… this isn’t the setup to a joke because that man was me, and what happened next was more shocking than funny.
Me: “Pint of Niche-Micro Brewery Bitter markteted especially for ale snobs such as myself and a packet of your finest pork scratchings”
Barman: “Sorry, we’re out of pork scratchings”
Me: “What? One of the few reasons I patronise your pub is for the joy of crackling some pork* while appreciatively quaffing a dodgy beverage thrice hopped and ten times overpriced”
Barman: “Just no demand for them anymore I’m afraid”
Me: “Not true, I’m demanding them. Right now.”
Barman: “Sorry, no can do**, new rules you see” [jerks derisive thumb] ‘head office say we have to sell healthy snacks‘
Me: [full turn to take in fifteen builders bellys, twenty guys in suits with a hand shaky alcohol dependency and ol’ bob comatose and dribbling under his favourite table] “It’s not a bloody Gym in here. Everything south of the entrance is unhealthy and that includes those dodgy sausages you’re pretending aren’t leaving a horse missing a vital appendage‘
Barman: [Leans elbows on bar in accordance with Publican’s subliminal messages section 4.1 “Customer starting to piss me off”]”Look, we’re trialling this new ‘healthy scratchings”, have a bag on the house”
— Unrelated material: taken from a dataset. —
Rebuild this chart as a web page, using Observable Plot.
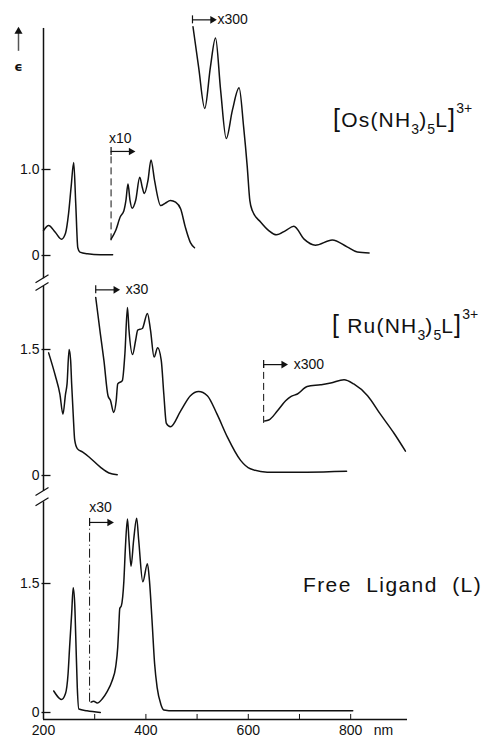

Me: [on return from explosive mental orbit]”What madness is that? We’re talking about supsicious pig scrapings double deep fried and then fried again to be absolutely sure they’re unhealthy enough. You cannot make a Scratching that does not fur up artories and root symptoms for four major diseases. It’s like trying to sell a Lighter Choice Deep Fried Mars Bar ”
Barman: [Spoken]: “Here’s your beer” [Unspoken] “Now fuck off”
My moral compass would have vibrated angrily to an exit direction had I not already paid for my drink. Instead, I explained to almost no one who was interested, that this represented the passing of another British Icon.
I’ve already lamented the loss of the car and motorbike industry and the demise of our civil engineering heritage, surely I cannot suffer the lopping off of yet another cultural emblem?
I blame St. George. Once you start importing patron saints from Portugal, the death of scratchings is sadly inevitable 🙁
* An activity still punishable by ‘random insertion of pig knuckle sandwich’ in some US states
** That kind of lazy grammar slang makes me mad. A Pig Knuckle Sandwich up the japs eye is too good for them.